Patients will be denied treatment, waiting times for operations will lengthen and A&E and maternity units may be shut under secret NHS plans to impose unprecedented cuts to health spending in London.
According to an internal NHS document seen by the Guardian, doctors in five London boroughs will have to spend less on drugs, fewer patients will be referred to hospital and support for people with severe health needs will be cut as part of the plan.
It outlines the “difficult choices” NHS bosses nationally are forcing the 10 hospital trusts in north-central London to make in the next few months in order to plug a £183.1m gap in their finances.
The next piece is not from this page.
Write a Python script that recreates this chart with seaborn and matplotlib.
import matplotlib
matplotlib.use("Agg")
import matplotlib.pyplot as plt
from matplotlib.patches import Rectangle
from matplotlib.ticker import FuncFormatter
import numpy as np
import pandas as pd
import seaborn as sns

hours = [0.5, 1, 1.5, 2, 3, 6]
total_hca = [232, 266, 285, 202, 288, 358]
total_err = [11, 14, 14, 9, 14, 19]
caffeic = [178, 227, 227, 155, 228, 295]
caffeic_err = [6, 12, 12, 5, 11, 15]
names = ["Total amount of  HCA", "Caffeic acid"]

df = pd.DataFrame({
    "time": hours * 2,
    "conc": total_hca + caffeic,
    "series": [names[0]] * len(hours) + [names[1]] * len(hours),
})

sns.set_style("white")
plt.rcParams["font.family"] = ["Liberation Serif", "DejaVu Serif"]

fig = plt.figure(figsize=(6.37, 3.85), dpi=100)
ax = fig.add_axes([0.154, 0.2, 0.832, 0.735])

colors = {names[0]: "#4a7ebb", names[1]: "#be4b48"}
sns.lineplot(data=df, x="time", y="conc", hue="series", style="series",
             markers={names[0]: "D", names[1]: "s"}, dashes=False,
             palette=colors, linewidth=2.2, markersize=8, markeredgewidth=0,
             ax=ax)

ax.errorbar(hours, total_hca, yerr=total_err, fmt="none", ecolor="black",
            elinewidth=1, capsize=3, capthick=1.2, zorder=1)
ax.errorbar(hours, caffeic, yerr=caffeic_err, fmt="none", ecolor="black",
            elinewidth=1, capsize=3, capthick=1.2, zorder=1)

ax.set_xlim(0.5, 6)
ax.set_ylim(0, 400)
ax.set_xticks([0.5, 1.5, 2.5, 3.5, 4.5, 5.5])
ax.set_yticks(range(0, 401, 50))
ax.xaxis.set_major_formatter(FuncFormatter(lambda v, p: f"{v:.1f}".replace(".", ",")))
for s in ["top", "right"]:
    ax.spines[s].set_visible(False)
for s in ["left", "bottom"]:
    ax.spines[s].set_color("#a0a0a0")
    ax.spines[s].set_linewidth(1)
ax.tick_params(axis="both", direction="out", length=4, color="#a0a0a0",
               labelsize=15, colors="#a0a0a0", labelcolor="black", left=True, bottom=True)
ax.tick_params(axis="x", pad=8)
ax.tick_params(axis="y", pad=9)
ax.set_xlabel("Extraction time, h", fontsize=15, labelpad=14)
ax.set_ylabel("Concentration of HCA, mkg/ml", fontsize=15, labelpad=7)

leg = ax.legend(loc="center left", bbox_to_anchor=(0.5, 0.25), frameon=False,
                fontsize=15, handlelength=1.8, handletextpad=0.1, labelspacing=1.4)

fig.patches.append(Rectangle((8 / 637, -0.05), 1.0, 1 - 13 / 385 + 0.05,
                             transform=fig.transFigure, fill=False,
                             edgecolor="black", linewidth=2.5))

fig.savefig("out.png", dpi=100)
It admits that pushing through such cutbacks will be unpopular and hard to explain – and result in poorer care. “We recognise that these choices may be difficult for a number of reasons [because they include] … options that impact on quality of care [and] options that would be difficult to implement,” it says.
The hospitals that have been told to implement draconian cost-cutting measures include some of the NHS’s best-known names, such as the Royal Free, University College London and Great Ormond Street children’s hospital.
North Central London (NCL) is one of 14 areas of England where NHS England and NHS Improvement, the service’s twin regulators, are forcing hospital trusts to make far-reaching cuts during 2017-18 as part of the “capped expenditure process”. They have told local NHS leaders to “think the unthinkable” in their quest for savings.